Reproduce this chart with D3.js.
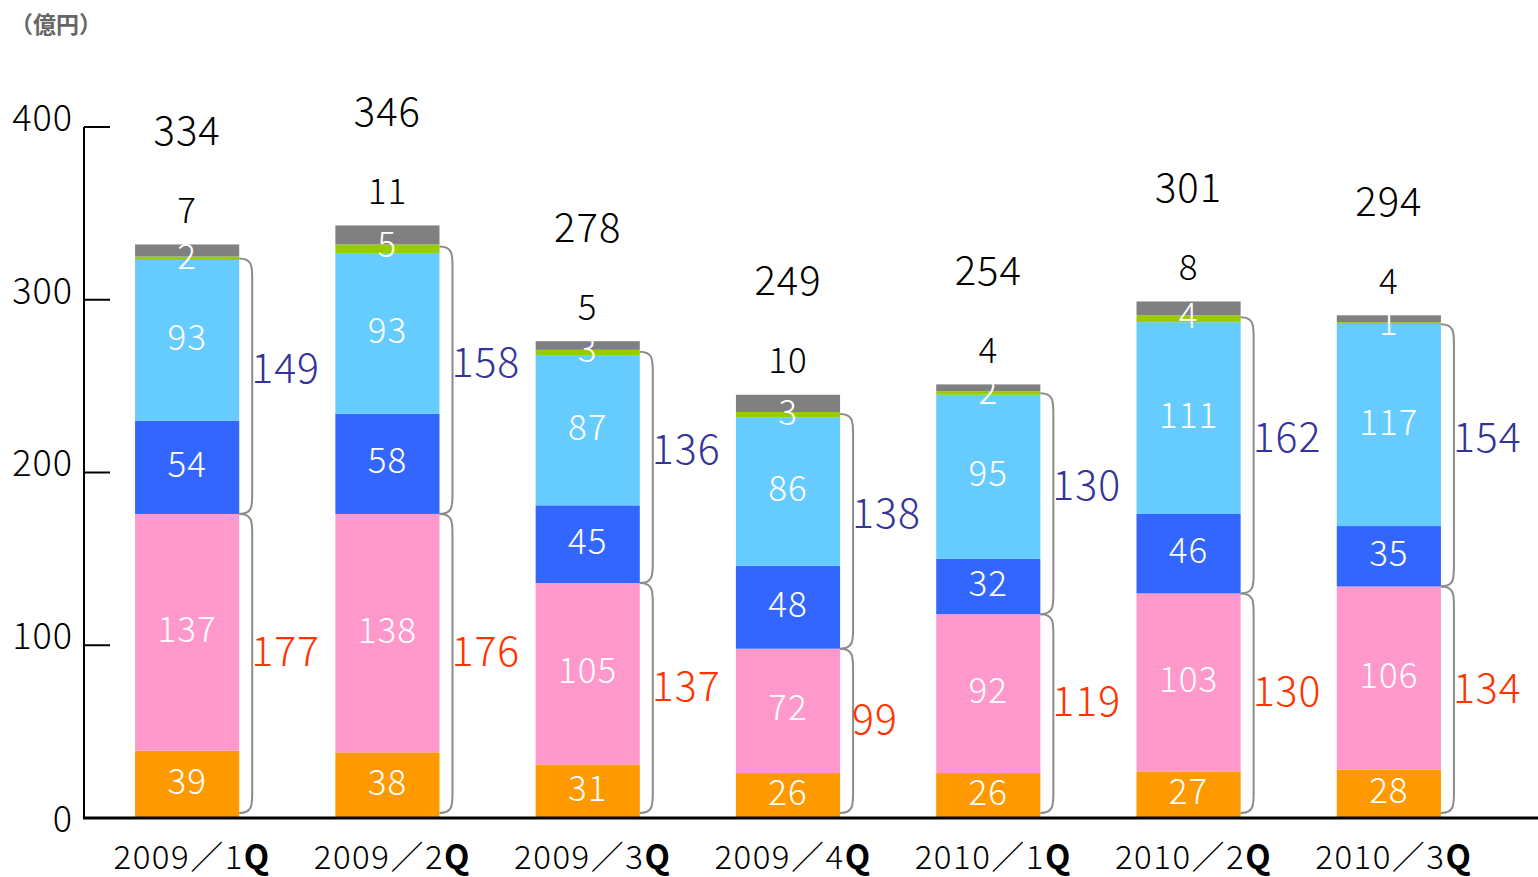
<!DOCTYPE html>
<html><head><meta charset="utf-8">
<script src="https://cdn.jsdelivr.net/npm/d3@7"></script>
<style>
body{margin:0;background:#fff;}
svg{display:block;}
text{font-family:"Noto Sans CJK JP","Noto Sans",sans-serif;}
</style></head>
<body><svg id="c" width="1538" height="877"></svg>
<script>
const categories = ["2009／1Q","2009／2Q","2009／3Q","2009／4Q","2010／1Q","2010／2Q","2010／3Q"];
const orange    = [39, 38, 31, 26, 26, 27, 28];
const pink      = [137,138,105,72, 92,103,106];
const blue      = [54, 58, 45, 48, 32, 46, 35];
const lightblue = [93, 93, 87, 86, 95,111,117];
const green     = [2, 5, 3, 3, 2, 4, 1];
const gray      = [7, 11, 5, 10, 4, 8, 4];
const totals    = [334,346,278,249,254,301,294];
const lowerSums = [177,176,137,99,119,130,134];
const upperSums = [149,158,136,138,130,162,154];
const yTicks    = [0,100,200,300,400];
const unitLabel = "（億円）";

const seriesList = [
  {key:"orange", vals:orange, color:"#ff9900"},
  {key:"pink", vals:pink, color:"#ff99cc"},
  {key:"blue", vals:blue, color:"#3366ff"},
  {key:"lightblue", vals:lightblue, color:"#66ccff"},
  {key:"green", vals:green, color:"#99cc00"},
  {key:"gray", vals:gray, color:"#808080"}
];

const svg = d3.select("#c");
const x = d3.scaleBand().domain(categories).range([87,1489]).paddingInner(0.48).paddingOuter(0.24);
const y = d3.scaleLinear().domain([0,400]).range([818,127]);

const rows = categories.map((c,i)=>{
  const r={cat:c}; seriesList.forEach(s=>r[s.key]=s.vals[i]); return r;
});
const stack = d3.stack().keys(seriesList.map(s=>s.key))(rows);

const g = svg.append("g");
stack.forEach((layer,li)=>{
  g.selectAll(null).data(layer).enter().append("rect")
    .attr("x",d=>x(d.data.cat))
    .attr("width",x.bandwidth())
    .attr("y",d=>y(d[1]))
    .attr("height",d=>y(d[0])-y(d[1]))
    .attr("fill",seriesList[li].color);
});

// segment labels (white)
stack.forEach((layer,li)=>{
  const key = seriesList[li].key;
  if(key==="gray") return;
  g.selectAll(null).data(layer).enter().append("text")
    .attr("x",d=>x(d.data.cat)+x.bandwidth()/2)
    .attr("y",d=> key==="green" ? y(d[1]) : (y(d[0])+y(d[1]))/2 - 3)
    .attr("dy","0.36em")
    .attr("text-anchor","middle")
    .attr("fill","#fff").attr("font-size",35).attr("font-weight",300).attr("letter-spacing",1)
    .text(d=>d.data[key]);
});

// gray labels and totals above bars
categories.forEach((c,i)=>{
  const top = y(stack[5][i][1]);
  const cx = x(c)+x.bandwidth()/2;
  g.append("text").attr("x",cx).attr("y",top-34).attr("dy","0.36em")
    .attr("text-anchor","middle").attr("font-size",35).attr("font-weight",300).attr("fill","#000").attr("letter-spacing",1)
    .text(gray[i]);
  g.append("text").attr("x",cx).attr("y",top-114).attr("dy","0.36em")
    .attr("text-anchor","middle").attr("font-size",40).attr("font-weight",300).attr("fill","#000").attr("letter-spacing",1)
    .text(totals[i]);
});

// brackets
function bracket(x0, yt, yb){
  const w=13, r=20;
  return `M${x0},${yt} C${x0+w},${yt} ${x0+w},${yt+r*0.4} ${x0+w},${yt+r} L${x0+w},${yb-r} C${x0+w},${yb-r*0.4} ${x0+w},${yb} ${x0},${yb}`;
}
categories.forEach((c,i)=>{
  const x0 = x(c)+x.bandwidth();
  const lowTop = y(stack[1][i][1]);
  const lowBot = y(stack[0][i][0])-5;
  const upTop = y(stack[4][i][1])+2;
  const upBot = lowTop;
  g.append("path").attr("d",bracket(x0,upTop,upBot)).attr("fill","none").attr("stroke","#8c8c8c").attr("stroke-width",2);
  g.append("path").attr("d",bracket(x0,lowTop,lowBot)).attr("fill","none").attr("stroke","#8c8c8c").attr("stroke-width",2);
  g.append("text").attr("x",x0+12).attr("y",(upTop+upBot)/2-18).attr("dy","0.36em")
    .attr("font-size",41).attr("font-weight",300).attr("fill","#333399").attr("letter-spacing",1).text(upperSums[i]);
  g.append("text").attr("x",x0+12).attr("y",(lowTop+lowBot)/2-12).attr("dy","0.36em")
    .attr("font-size",41).attr("font-weight",300).attr("fill","#ff3300").attr("letter-spacing",1).text(lowerSums[i]);
});

// axes
const ax = svg.append("g");
ax.append("line").attr("x1",84).attr("x2",84).attr("y1",y(400)).attr("y2",y(0)).attr("stroke","#000").attr("stroke-width",2);
ax.append("line").attr("x1",83).attr("x2",1538).attr("y1",y(0)).attr("y2",y(0)).attr("stroke","#000").attr("stroke-width",3);
ax.selectAll(null).data(yTicks.filter(t=>t>0)).enter().append("line")
  .attr("x1",84).attr("x2",110).attr("y1",d=>y(d)).attr("y2",d=>y(d)).attr("stroke","#000").attr("stroke-width",2);
ax.selectAll(null).data(yTicks).enter().append("text")
  .attr("x",73).attr("y",d=>y(d)-9+(d===0?10:0)).attr("dy","0.36em").attr("text-anchor","end")
  .attr("font-size",36).attr("font-weight",300).attr("fill","#000").attr("letter-spacing",1).text(d=>d);

// category labels
categories.forEach(c=>{
  const t = ax.append("text").attr("x",x(c)+x.bandwidth()/2+5).attr("y",869).attr("text-anchor","middle")
    .attr("font-size",33).attr("font-weight",300).attr("fill","#000").attr("letter-spacing",1.5);
  t.append("tspan").text(c.slice(0,-1));
  t.append("tspan").attr("font-weight",700).text(c.slice(-1));
});

svg.append("text").attr("x",10).attr("y",33).attr("font-size",23).attr("font-weight",700).attr("fill","#666").text(unitLabel);
</script></body></html>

-------

_INSTRUCTIONS FOR THE TASK:_ Give back exactly the lines from the first line of the data through the line with "const y = d3.scaleLinear().domain([0,400]).range([818,127]);", pictures excluded.

_SOLUTION TO THE PROBLEM:_
Reproduce this chart with D3.js.
<!DOCTYPE html>
<html><head><meta charset="utf-8">
<script src="https://cdn.jsdelivr.net/npm/d3@7"></script>
<style>
body{margin:0;background:#fff;}
svg{display:block;}
text{font-family:"Noto Sans CJK JP","Noto Sans",sans-serif;}
</style></head>
<body><svg id="c" width="1538" height="877"></svg>
<script>
const categories = ["2009／1Q","2009／2Q","2009／3Q","2009／4Q","2010／1Q","2010／2Q","2010／3Q"];
const orange    = [39, 38, 31, 26, 26, 27, 28];
const pink      = [137,138,105,72, 92,103,106];
const blue      = [54, 58, 45, 48, 32, 46, 35];
const lightblue = [93, 93, 87, 86, 95,111,117];
const green     = [2, 5, 3, 3, 2, 4, 1];
const gray      = [7, 11, 5, 10, 4, 8, 4];
const totals    = [334,346,278,249,254,301,294];
const lowerSums = [177,176,137,99,119,130,134];
const upperSums = [149,158,136,138,130,162,154];
const yTicks    = [0,100,200,300,400];
const unitLabel = "（億円）";

const seriesList = [
  {key:"orange", vals:orange, color:"#ff9900"},
  {key:"pink", vals:pink, color:"#ff99cc"},
  {key:"blue", vals:blue, color:"#3366ff"},
  {key:"lightblue", vals:lightblue, color:"#66ccff"},
  {key:"green", vals:green, color:"#99cc00"},
  {key:"gray", vals:gray, color:"#808080"}
];

const svg = d3.select("#c");
const x = d3.scaleBand().domain(categories).range([87,1489]).paddingInner(0.48).paddingOuter(0.24);
const y = d3.scaleLinear().domain([0,400]).range([818,127]);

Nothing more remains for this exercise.